Provocative Study Suggests Internet May Be Safer than We Think
Posted by: Frederick Lane on 08 May 2009
David Finkelhor, the head of the Crimes Against Children Research Center at the University of New Hampshire, has published the results of a study of Internet predators and has reached a provocative conclusion: that the Internet is not any more dangerous for children than the brick-and-mortar world.
In an article for The Daily Beast, Lenore Skenazy summarizes Finkelhor's research and notes that over a 7 year period, from 2000 to 2006, just 614 individuals were arrested for soliciting actual children online. Admittedly, another 3,100 people were arrested for soliciting people they thought were children, but in fact, were undercover police officers trolling sexually-oriented chat rooms.
Skenazy tries to put the numbers in perspective by noting that during the same seven-year stretch, tens of millions of children joined social networking sites and other online hang-outs, but the number of arrests for even attempted solicitation (let alone actual soliciation) remained relatively low.

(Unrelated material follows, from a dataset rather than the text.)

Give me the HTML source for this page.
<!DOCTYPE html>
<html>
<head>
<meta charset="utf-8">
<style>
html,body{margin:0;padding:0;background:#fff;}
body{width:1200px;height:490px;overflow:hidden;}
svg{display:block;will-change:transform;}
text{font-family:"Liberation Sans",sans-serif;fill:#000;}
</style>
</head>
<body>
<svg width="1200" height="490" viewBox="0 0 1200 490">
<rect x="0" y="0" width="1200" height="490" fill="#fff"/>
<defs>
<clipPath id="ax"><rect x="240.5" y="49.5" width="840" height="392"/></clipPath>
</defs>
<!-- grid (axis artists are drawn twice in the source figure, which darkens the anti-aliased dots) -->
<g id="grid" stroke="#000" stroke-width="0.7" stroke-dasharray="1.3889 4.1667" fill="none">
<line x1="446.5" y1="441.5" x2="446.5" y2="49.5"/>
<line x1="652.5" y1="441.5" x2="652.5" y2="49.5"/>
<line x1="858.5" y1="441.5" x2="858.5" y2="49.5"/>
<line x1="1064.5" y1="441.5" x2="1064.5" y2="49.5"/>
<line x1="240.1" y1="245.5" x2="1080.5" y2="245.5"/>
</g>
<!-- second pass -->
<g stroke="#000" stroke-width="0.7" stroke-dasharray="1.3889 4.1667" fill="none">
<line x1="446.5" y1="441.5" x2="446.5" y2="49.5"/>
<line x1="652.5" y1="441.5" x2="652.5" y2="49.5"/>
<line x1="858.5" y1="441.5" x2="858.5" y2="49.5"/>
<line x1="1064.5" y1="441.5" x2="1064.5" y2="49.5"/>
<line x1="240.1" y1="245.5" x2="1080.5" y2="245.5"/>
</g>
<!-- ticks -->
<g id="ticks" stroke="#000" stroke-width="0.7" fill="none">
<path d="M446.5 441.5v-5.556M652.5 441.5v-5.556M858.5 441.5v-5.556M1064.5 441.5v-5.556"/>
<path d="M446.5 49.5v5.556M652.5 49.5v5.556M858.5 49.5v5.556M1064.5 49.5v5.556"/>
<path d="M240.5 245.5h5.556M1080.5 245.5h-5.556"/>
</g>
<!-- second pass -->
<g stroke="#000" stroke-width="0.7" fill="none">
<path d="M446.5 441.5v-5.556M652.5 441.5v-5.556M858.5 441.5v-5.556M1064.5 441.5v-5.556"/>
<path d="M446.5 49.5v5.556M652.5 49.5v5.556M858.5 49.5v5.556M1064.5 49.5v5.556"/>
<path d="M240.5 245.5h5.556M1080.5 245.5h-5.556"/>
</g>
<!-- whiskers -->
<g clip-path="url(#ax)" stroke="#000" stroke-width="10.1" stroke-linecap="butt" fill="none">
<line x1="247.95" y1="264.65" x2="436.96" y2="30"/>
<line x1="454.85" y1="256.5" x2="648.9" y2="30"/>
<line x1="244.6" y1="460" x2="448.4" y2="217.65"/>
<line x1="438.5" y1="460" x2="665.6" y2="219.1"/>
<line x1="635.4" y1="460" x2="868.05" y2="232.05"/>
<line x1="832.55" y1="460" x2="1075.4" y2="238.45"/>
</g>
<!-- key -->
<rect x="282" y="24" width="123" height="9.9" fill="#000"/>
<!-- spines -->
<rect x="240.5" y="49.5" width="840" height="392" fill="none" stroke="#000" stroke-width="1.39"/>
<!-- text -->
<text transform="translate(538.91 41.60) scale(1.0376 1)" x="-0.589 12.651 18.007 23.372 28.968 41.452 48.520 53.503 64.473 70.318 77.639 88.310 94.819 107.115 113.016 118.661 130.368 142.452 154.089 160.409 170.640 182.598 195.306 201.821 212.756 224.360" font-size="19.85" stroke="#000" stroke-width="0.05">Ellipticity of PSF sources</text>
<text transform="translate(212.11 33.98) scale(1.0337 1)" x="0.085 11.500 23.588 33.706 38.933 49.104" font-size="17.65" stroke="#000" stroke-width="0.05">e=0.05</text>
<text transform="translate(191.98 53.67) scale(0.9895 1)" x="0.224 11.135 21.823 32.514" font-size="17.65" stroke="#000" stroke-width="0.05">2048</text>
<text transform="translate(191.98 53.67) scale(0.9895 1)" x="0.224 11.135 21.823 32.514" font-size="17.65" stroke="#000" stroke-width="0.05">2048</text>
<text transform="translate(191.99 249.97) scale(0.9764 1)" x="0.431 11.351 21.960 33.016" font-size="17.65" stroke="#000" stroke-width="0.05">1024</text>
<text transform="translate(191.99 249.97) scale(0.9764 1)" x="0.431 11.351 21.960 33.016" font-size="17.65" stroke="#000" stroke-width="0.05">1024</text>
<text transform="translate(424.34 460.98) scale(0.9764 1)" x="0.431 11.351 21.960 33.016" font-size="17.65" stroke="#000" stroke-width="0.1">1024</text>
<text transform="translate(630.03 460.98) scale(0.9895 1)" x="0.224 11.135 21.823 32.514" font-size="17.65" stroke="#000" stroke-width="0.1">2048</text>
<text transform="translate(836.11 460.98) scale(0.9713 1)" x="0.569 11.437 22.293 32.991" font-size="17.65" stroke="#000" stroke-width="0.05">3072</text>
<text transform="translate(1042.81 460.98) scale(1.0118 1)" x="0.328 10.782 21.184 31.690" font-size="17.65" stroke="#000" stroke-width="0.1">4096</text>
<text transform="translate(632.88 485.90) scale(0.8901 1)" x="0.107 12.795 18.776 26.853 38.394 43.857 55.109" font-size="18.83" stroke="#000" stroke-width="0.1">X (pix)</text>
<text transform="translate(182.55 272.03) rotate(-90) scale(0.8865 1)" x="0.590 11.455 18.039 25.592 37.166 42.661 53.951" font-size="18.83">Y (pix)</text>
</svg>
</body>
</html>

The point of Finkelhor's research, Skenazy said, is not to dismiss the crime of solicitation and the fact that some children do in fact get lured and assaulted through online communication. His intent, she said, is to make sure that we do not lose sight of the far larger problem of real-world child abuse -- which kills as many as 1,000 children each year -- while we're hyperventilating over the threat of a new technology.